I had been so crazed this week trying to just push through things that I hadn’t got to the lesson until I was literally driving myself to the church. I won’t be allowing that to happen again because there’s just no excuse for it. I know I should be prepared to teach the adult class on any given week and it would have been due justice if Deacon Jordan had looked at me and asked and I would have had to tell him that I simply wasn’t ready, but we got through the lesson and had a rather fine discussion as a whole group as Sunday School concluded, though it was very small with the fewest people I’d seen there yet.
As I stood my post at the door later on, greeting people and handing out the bulletins, I saw her mother and hugged her as she came through the door, though I had never hugged her previously even though she was a church member. Some people I hug, some people I don’t because we just don’t know each other like that, but she I hugged and probably will continue to hug each Sunday. What was so great though, is that directly behind her was a face that had only become familiar to me last Monday. One of Edrith’s sisters had come to our church.
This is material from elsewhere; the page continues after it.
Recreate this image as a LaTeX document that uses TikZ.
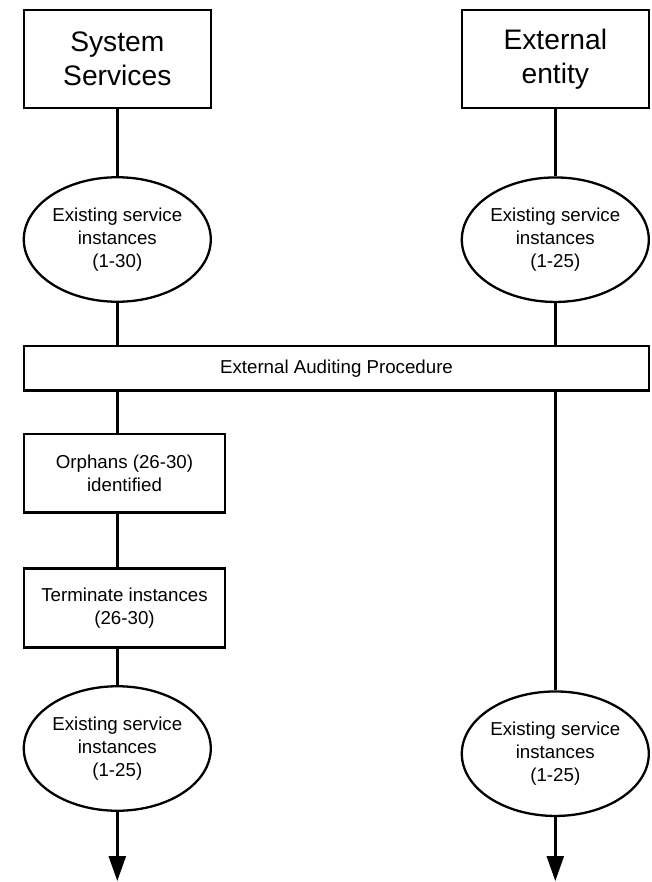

I remember Caprica telling us after it had happened that Edrith was the only one of siblings who was saved and seeing her sister this morning nearly brought tears to my eyes. Throughout the entire service I kept praying and praying that the Word would touch her and that she would see reason to join and “give her life to Christ” today and like always, my Lord Jesus answered my prayer when I prayed so earnestly. She probably had made up her mind to do it when she got up this morning, but I prayed for her anyway. I was so sad for her when I saw her at the Homegoing because I knew she wasn’t saved and that was probably the hardest thing to deal with, but there she was and when Pastor Emeritus opened the doors to the church this morning, she stepped out in the aisle and I nearly burst into tears.
She joined the church today. She’s older than Edrith was, but she’d never been baptized and I’m just so happy and I burst forth with happy tears. Anytime I see someone join the church, it is cause for me to smile, but she in particular was most moving.